=== PROBLEM ===
Scan the following material for the string "code" and copy each line in which it appears.

=== GIVEN DATA ===
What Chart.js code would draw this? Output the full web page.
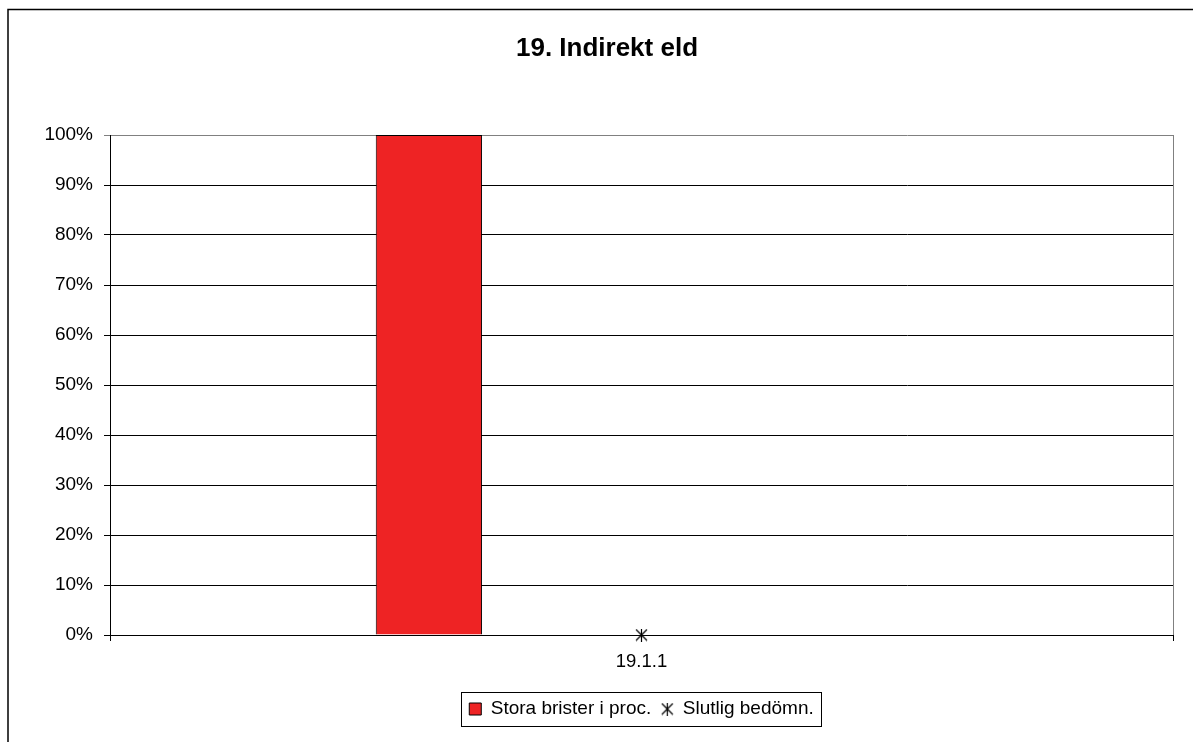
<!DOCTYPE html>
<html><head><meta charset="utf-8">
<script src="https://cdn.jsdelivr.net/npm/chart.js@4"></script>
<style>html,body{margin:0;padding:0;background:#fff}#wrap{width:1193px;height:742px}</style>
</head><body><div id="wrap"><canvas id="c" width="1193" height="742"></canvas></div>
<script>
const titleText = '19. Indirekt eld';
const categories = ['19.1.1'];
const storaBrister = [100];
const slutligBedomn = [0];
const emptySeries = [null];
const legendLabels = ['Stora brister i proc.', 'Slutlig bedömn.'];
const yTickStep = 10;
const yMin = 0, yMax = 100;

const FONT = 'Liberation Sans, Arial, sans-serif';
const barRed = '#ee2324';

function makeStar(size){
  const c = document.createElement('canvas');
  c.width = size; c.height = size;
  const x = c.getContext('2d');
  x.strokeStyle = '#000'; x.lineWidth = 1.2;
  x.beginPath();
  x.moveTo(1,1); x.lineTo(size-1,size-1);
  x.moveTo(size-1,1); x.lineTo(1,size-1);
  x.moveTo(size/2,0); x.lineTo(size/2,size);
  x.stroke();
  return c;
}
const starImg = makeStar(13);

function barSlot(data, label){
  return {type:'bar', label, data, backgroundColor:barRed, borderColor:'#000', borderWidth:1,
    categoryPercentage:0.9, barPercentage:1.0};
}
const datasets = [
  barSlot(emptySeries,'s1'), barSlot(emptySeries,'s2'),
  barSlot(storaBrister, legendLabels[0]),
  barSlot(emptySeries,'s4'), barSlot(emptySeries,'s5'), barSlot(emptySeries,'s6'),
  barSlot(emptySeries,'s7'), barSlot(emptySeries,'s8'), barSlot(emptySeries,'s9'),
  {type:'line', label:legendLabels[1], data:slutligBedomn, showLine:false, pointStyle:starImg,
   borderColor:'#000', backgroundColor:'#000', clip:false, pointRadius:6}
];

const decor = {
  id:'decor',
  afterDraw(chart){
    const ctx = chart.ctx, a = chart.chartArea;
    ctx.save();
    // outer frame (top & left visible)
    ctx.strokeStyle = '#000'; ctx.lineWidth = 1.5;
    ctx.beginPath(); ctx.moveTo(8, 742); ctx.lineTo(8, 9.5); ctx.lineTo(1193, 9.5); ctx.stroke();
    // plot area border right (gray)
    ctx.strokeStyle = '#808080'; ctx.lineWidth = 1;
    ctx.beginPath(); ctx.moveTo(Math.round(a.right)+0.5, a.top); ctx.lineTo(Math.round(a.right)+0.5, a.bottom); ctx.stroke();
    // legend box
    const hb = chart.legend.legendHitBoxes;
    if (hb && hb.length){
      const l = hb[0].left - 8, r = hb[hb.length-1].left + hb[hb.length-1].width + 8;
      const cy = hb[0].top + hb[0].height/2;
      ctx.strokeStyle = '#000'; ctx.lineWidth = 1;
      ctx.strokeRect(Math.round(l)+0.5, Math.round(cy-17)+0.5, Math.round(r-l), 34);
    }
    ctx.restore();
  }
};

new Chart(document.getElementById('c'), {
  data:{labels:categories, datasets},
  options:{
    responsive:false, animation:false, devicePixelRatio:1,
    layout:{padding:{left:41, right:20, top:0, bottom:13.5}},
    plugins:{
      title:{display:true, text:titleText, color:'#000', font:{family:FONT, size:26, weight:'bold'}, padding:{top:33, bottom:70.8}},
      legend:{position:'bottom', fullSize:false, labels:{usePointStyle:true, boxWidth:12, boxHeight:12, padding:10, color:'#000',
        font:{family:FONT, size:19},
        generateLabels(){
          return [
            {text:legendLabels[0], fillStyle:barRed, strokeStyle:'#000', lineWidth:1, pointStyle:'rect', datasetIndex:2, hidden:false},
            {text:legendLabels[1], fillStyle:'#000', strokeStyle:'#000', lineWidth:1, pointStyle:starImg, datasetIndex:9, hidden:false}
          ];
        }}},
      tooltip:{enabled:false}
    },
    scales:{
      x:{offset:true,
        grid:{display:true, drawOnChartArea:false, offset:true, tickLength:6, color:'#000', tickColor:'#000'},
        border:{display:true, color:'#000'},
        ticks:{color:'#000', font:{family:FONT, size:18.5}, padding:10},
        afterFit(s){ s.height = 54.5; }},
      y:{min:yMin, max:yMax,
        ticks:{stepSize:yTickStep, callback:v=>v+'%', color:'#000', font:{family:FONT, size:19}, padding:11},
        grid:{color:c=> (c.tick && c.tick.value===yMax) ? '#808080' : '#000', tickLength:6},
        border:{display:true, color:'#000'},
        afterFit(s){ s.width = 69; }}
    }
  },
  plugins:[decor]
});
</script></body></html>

---

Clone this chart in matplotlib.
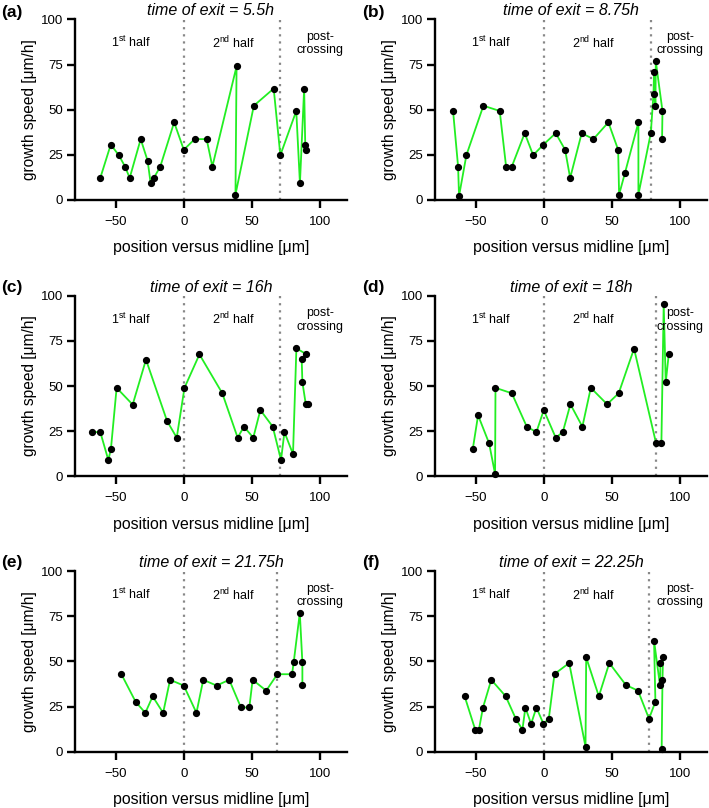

--

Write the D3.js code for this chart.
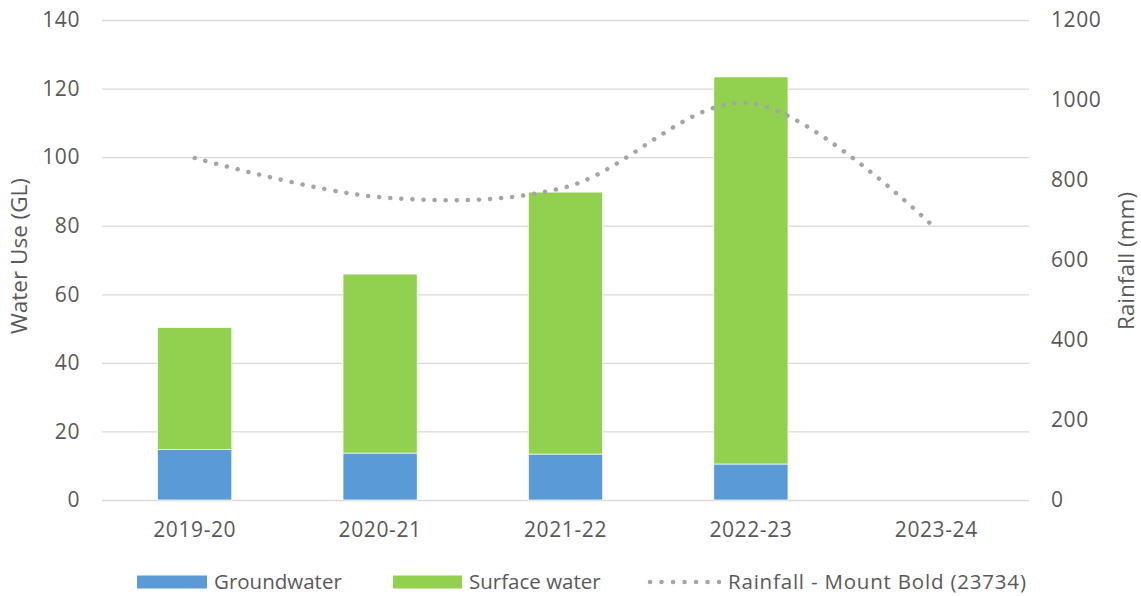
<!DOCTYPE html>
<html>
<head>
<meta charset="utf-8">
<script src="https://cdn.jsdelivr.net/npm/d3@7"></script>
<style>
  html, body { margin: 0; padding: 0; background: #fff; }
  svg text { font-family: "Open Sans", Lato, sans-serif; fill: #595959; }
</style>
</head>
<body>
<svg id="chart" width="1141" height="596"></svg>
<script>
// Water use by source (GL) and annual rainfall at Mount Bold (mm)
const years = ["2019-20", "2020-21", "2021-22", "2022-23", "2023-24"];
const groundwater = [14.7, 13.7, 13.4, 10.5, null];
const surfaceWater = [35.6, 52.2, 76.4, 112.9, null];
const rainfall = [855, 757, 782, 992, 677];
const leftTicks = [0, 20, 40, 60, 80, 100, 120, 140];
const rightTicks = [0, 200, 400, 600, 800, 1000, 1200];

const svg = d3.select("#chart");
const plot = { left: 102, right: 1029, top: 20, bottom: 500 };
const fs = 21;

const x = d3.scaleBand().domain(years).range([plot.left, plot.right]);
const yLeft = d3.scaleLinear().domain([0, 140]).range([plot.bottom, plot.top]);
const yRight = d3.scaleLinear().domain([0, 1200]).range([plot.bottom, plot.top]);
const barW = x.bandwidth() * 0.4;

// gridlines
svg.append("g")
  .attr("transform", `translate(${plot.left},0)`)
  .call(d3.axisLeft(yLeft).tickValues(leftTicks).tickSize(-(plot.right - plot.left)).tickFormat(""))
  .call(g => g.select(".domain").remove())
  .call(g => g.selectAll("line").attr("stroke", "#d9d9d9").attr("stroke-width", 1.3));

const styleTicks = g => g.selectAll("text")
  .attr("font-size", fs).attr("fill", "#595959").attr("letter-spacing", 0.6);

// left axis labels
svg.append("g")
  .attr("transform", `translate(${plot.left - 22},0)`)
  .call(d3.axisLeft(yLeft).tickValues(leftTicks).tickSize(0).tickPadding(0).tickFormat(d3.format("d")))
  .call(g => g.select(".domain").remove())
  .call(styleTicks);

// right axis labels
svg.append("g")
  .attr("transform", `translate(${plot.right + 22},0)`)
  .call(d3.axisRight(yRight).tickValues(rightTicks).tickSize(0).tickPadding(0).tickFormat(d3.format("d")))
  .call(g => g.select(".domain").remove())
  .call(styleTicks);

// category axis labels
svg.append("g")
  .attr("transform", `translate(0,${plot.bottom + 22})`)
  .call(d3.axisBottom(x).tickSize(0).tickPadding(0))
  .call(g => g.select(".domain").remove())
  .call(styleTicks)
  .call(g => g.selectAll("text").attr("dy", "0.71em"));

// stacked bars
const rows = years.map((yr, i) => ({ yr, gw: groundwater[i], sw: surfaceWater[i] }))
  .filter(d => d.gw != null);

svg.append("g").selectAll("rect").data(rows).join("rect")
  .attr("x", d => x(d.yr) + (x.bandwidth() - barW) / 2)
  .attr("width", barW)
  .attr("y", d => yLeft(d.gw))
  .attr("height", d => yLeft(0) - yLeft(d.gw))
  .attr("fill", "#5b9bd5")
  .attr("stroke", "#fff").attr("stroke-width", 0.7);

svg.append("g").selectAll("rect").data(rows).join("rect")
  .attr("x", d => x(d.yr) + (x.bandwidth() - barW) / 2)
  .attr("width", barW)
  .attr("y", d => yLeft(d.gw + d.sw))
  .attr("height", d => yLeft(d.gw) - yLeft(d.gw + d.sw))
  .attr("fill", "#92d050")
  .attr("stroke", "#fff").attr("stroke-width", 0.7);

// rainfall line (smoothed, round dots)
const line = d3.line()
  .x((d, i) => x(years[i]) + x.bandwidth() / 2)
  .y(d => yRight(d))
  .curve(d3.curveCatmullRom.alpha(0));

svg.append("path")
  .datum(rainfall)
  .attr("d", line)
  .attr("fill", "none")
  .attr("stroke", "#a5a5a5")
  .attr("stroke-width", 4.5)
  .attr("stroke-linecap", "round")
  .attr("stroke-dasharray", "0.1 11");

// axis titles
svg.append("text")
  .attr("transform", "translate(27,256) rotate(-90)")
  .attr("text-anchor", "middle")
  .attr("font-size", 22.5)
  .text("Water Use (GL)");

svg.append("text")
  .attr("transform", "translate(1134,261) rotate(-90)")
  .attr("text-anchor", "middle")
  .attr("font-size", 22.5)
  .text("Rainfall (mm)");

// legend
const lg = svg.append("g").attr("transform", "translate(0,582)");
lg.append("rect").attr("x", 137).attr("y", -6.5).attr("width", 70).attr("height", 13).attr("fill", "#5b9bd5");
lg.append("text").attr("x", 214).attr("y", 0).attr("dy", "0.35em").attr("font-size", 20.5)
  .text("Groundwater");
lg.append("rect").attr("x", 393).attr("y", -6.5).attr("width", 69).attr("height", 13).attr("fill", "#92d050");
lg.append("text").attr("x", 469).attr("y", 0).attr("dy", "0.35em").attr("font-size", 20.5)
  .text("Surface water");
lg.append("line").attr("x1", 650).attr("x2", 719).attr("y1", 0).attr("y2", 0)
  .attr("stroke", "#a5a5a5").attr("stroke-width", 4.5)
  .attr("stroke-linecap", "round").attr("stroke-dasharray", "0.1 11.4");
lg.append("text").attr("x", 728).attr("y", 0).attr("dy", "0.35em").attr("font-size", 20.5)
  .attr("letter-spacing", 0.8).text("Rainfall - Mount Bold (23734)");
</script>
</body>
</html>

=== FINISHED EXERCISE ===
What Chart.js code would draw this? Output the full web page.
Write the D3.js code for this chart.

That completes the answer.